Needless to say, Cale becomes almost single-handedly responsible for delivering the White House from evil. He has to hide, shoot, hide in elevator shafts, bring down helicopters and save President Sawyer (Jamie Foxx). Oh, and rescue his daughter who has been taken hostage by the gun-wielding maniacs.

It is all so outlandish and ridiculous, that I watched it with the same suspension of belief that I would if I was watching ‘The Hobbit’. The stunts are daring and well-executed, the acting mediocre, the storyline even worse. But it’s fun. I wasn’t surprised to see that the film won the Teen Choice Awards Summer Action/Adventure movie. I have a teen and this film was just the ticket for passing a couple of hours in the company of my offspring!

Film No 24 (2014) : Taken

takenI struggled to see this film as entertainment. As I am a parent, it hit where it hurts most – the fear of something happening to my children. In particular, my teenage daughter being abducted and sold into sex slavery. It was almost unbearable to watch.

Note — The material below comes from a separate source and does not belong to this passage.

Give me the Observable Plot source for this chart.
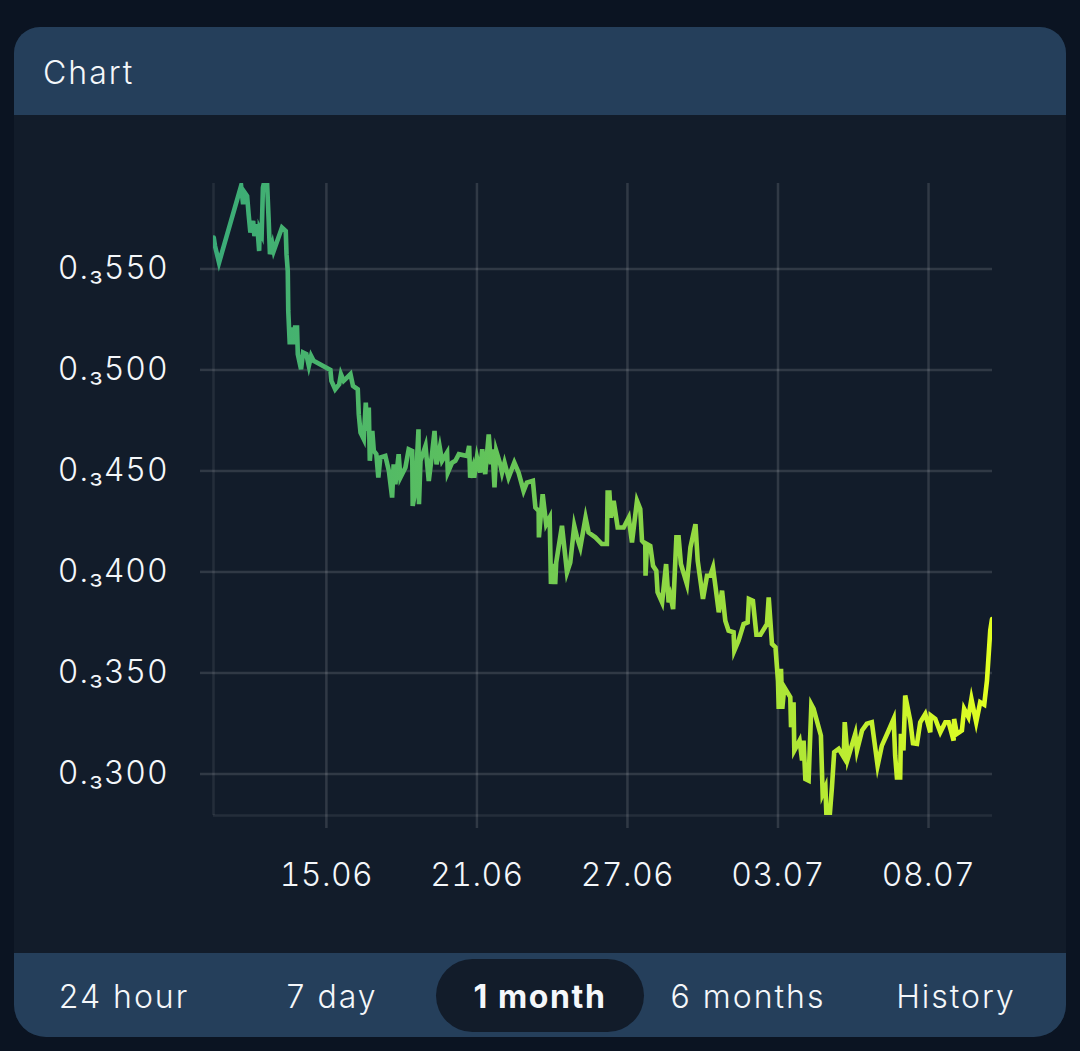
<!DOCTYPE html>
<html>
<head>
<meta charset="utf-8">
<script src="https://cdn.jsdelivr.net/npm/d3@7"></script>
<script src="https://cdn.jsdelivr.net/npm/@observablehq/plot@0.6"></script>
<style>
html,body{margin:0;padding:0;background:#0b1422;width:1080px;height:1051px;overflow:hidden;font-family:Inter,sans-serif;font-weight:300;color:#f4f7fa}
#card{position:absolute;left:14px;top:27px;width:1052px;height:1010px;background:#121c2a;border-radius:26px 26px 32px 32px;overflow:hidden}
#head{position:absolute;left:0;top:0;width:1052px;height:88px;background:#253f5b}
#head span{position:absolute;left:29px;top:26px;font-size:32px;line-height:40px;letter-spacing:2px}
#plot{position:absolute;left:0;top:88px}
#plot g[aria-label="y-axis tick label"] text{letter-spacing:.9px}
#plot g[aria-label="x-axis tick label"] text{letter-spacing:.4px}
#tabs{position:absolute;left:0;top:926px;width:1052px;height:84px;background:#253f5b}
.tab{position:absolute;top:0;width:208px;height:84px;line-height:87px;text-align:center;font-size:32px;white-space:nowrap;letter-spacing:2px}
.tab.on{top:6px;height:73px;line-height:75px;background:#121c2a;border-radius:37px;font-weight:700;letter-spacing:1.6px}
</style>
</head>
<body>
<div id="card">
  <div id="head"><span>Chart</span></div>
  <div id="plot"></div>
  <div id="tabs"></div>
</div>
<script>
const days = [-4.49,-4.44,-4.28,-3.40,-3.32,-3.30,-3.16,-3.10,-3.03,-2.92,-2.87,-2.76,-2.68,-2.66,-2.58,-2.53,-2.46,-2.37,-2.30,-2.25,-2.15,-2.10,-1.77,-1.62,-1.59,-1.54,-1.52,-1.46,-1.38,-1.33,-1.25,-1.17,-1.14,-1.01,-0.93,-0.80,-0.70,-0.61,-0.51,0.16,0.20,0.35,0.51,0.58,0.69,0.80,0.96,1.06,1.25,1.29,1.36,1.49,1.57,1.62,1.69,1.73,1.83,1.89,1.99,2.07,2.15,2.35,2.49,2.62,2.68,2.75,2.88,2.95,3.15,3.28,3.42,3.44,3.55,3.67,3.69,3.75,3.95,4.08,4.21,4.31,4.39,4.52,4.61,4.81,4.84,5.01,5.14,5.28,5.61,5.69,5.73,5.84,5.89,6.00,6.13,6.21,6.33,6.47,6.56,6.62,6.70,6.77,6.93,7.00,7.10,7.26,7.49,7.66,7.86,7.99,8.23,8.33,8.46,8.47,8.62,8.76,8.90,8.95,9.03,9.12,9.16,9.39,9.59,9.72,9.88,9.99,10.12,10.33,10.45,10.72,10.98,11.18,11.21,11.28,11.34,11.45,11.61,11.85,12.05,12.18,12.38,12.51,12.58,12.71,12.72,12.78,12.91,13.02,13.15,13.20,13.38,13.54,13.64,13.71,13.82,13.95,14.04,14.13,14.37,14.51,14.71,14.80,15.01,15.17,15.30,15.41,15.64,15.77,15.90,16.03,16.23,16.26,16.43,16.63,16.79,16.84,17.00,17.14,17.30,17.56,17.63,17.76,17.90,18.00,18.03,18.12,18.17,18.25,18.49,18.52,18.62,18.65,18.86,18.96,19.02,19.09,19.22,19.33,19.42,19.71,19.78,19.89,19.94,20.04,20.15,20.24,20.42,20.62,20.66,20.78,21.08,21.15,21.35,21.54,21.74,21.97,22.14,22.41,22.61,22.67,22.74,22.87,22.90,23.00,23.07,23.27,23.38,23.54,23.67,23.87,24.07,24.09,24.27,24.47,24.67,24.80,25.00,25.02,25.13,25.33,25.42,25.59,25.71,25.90,26.06,26.22,26.33,26.46,26.53];
const prices = [565.5,561.4,553.1,591.1,582.0,588.6,586.1,577.1,568.0,573.8,566.3,572.1,558.9,569.6,567.2,590.3,594,594,573.8,557.3,562.2,558.9,570.5,568.8,557.3,549.0,529.2,512.7,521.0,512.7,521.0,521.0,507.8,500.3,508.6,507.8,502.0,506.9,504.5,500.0,494.6,490.4,492.9,497.9,494.6,495.9,497.9,492.1,490.4,478.1,469.0,465.7,483.8,469.8,481.4,455.0,469.8,459.9,458.3,446.7,456.6,457.4,450.0,436.8,453.3,443.4,458.3,446.7,451.7,460.7,459.9,432.7,440.1,470.6,433.5,455.0,462.4,445.0,458.3,469.8,453.3,461.6,455.0,459.1,449.2,454.1,455.0,458.3,457.4,462.4,446.7,451.6,446.7,456.6,449.2,460.7,448.4,468.1,453.3,460.7,441.8,459.9,453.3,449.2,454.1,446.7,454.1,449.2,440.1,444.2,445.1,431.9,430.2,417.1,438.5,423.6,426.9,394.0,403.9,394.0,404.7,422.8,399.8,404.7,422.8,417.1,412.1,426.9,419.5,417.1,413.8,413.8,439.3,439.3,426.9,435.2,422.0,422.0,426.9,414.6,435.2,431.1,415.4,413.8,398.1,413.8,412.9,403.0,400.6,389.9,384.9,403.9,384.9,388.2,381.6,417.1,417.1,403.9,394.0,412.1,423.6,405.5,386.6,398.1,398.1,402.2,380.0,390.7,375.8,370.9,370.1,361.0,366.0,374.2,375.0,386.6,385.7,368.9,368.9,374.2,387.4,364.3,362.7,346.0,332.2,352.0,332.2,342.9,338.0,323.1,335.5,311.6,316.5,306.6,316.5,297.5,296.7,334.3,332.2,319.0,290.1,293.4,276,276,293.4,310.7,312.4,308.3,325.6,307.4,319.8,311.6,321.5,324.8,325.6,304.1,314.0,321.5,327.2,309.1,298.3,298.3,319.8,311.6,338.8,326.4,315.2,314.9,325.6,329.7,320.6,328.9,327.2,320.6,325.6,325.6,316.5,327.2,319.8,321.5,332.2,328.1,337.1,325.6,335.5,334.3,346.2,371.0,376.7];
const xTickDays = [0, 6, 12, 18, 24];
const xTickLabels = ["15.06", "21.06", "27.06", "03.07", "08.07"];
const yTicks = [300, 350, 400, 450, 500, 550];
const yPrefix = "0.₃";
const tabs = ["24 hour", "7 day", "1 month", "6 months", "History"];
const activeTab = "1 month";
const gradientColors = ["#3aab78", "#5fc25c", "#9fdf3c", "#e2ff22"];

const table = days.map((d, i) => ({day: d, price: prices[i]}));
const gridColor = "rgba(255,255,255,0.13)";

const gradient = () => {
  const svg = d3.create("svg:g");
  const g = svg.append("defs").append("linearGradient").attr("id", "lineGrad")
    .attr("x1", 0).attr("x2", 1).attr("y1", 0).attr("y2", 0);
  gradientColors.forEach((c, i) => g.append("stop").attr("offset", i / (gradientColors.length - 1)).attr("stop-color", c));
  return svg.node();
};

const chart = Plot.plot({
  width: 1052,
  height: 838,
  marginLeft: 199,
  marginRight: 74,
  marginTop: 68,
  marginBottom: 138,
  style: {background: "transparent", color: "#f4f7fa", fontFamily: "Inter, sans-serif", fontWeight: 300, fontSize: "32px", overflow: "visible"},
  x: {domain: [-4.5, 26.55]},
  y: {domain: [279.4, 592.3]},
  marks: [
    gradient,
    Plot.ruleX([-4.5], {stroke: "rgba(255,255,255,0.08)", strokeWidth: 2.5}),
    Plot.ruleY([279.4], {stroke: "rgba(255,255,255,0.08)", strokeWidth: 2.5}),
    Plot.gridX(xTickDays, {stroke: gridColor, strokeOpacity: 1, strokeWidth: 2.5}),
    Plot.gridY(yTicks, {stroke: gridColor, strokeOpacity: 1, strokeWidth: 2.5}),
    Plot.axisY({ticks: yTicks, tickSize: 13, tickPadding: 32, stroke: gridColor, strokeWidth: 2.5, strokeOpacity: 1,
      tickFormat: d => yPrefix + d, label: null, fontSize: 32, fill: "#f4f7fa"}),
    Plot.axisX({ticks: xTickDays, tickSize: 13, tickPadding: 35, stroke: gridColor, strokeWidth: 2.5, strokeOpacity: 1,
      tickFormat: d => xTickLabels[xTickDays.indexOf(d)], label: null, fontSize: 32, fill: "#f4f7fa"}),
    Plot.line(table, {x: "day", y: "price", stroke: "url(#lineGrad)", strokeWidth: 4.6, strokeLinejoin: "miter", strokeMiterlimit: 6, curve: "linear", clip: "frame"})
  ]
});
document.getElementById("plot").appendChild(chart);

const tabsEl = document.getElementById("tabs");
tabs.forEach((t, i) => {
  const el = document.createElement("div");
  el.className = "tab" + (t === activeTab ? " on" : "");
  el.textContent = t;
  el.style.left = (6 + i * 208) + "px";
  tabsEl.appendChild(el);
});
</script>
</body>
</html>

Maybe I am a little too old for heartthrobs but I have a soft spot for Liam Neeson. In ‘Taken’, he plays Bryan Mills, a retired CIA agent living in California. His daughter, Kim, travels to Paris with a friend. The girls are kidnapped by an Albanian gang. Using all his detective skills, Mills sets out to find them. It’s a film: you can probably guess the ending.

The film is gritty (not a word I use often) and violent. The scenes with drugged-up young girls trapped behind dingy curtains is frightening, especially as I imagine there must be more than a grain of truth in these portrayals. Shooting, fights and torture also feature prominently, together with some impressive car chases. I have to be honest; I spent a fair amount of the film peeping through my fingers.

Despite the uneasiness it caused, this is a ‘must-see’ film. A stark reminder of the dangers of society – and why you should always tell your parents the truth about where you are going.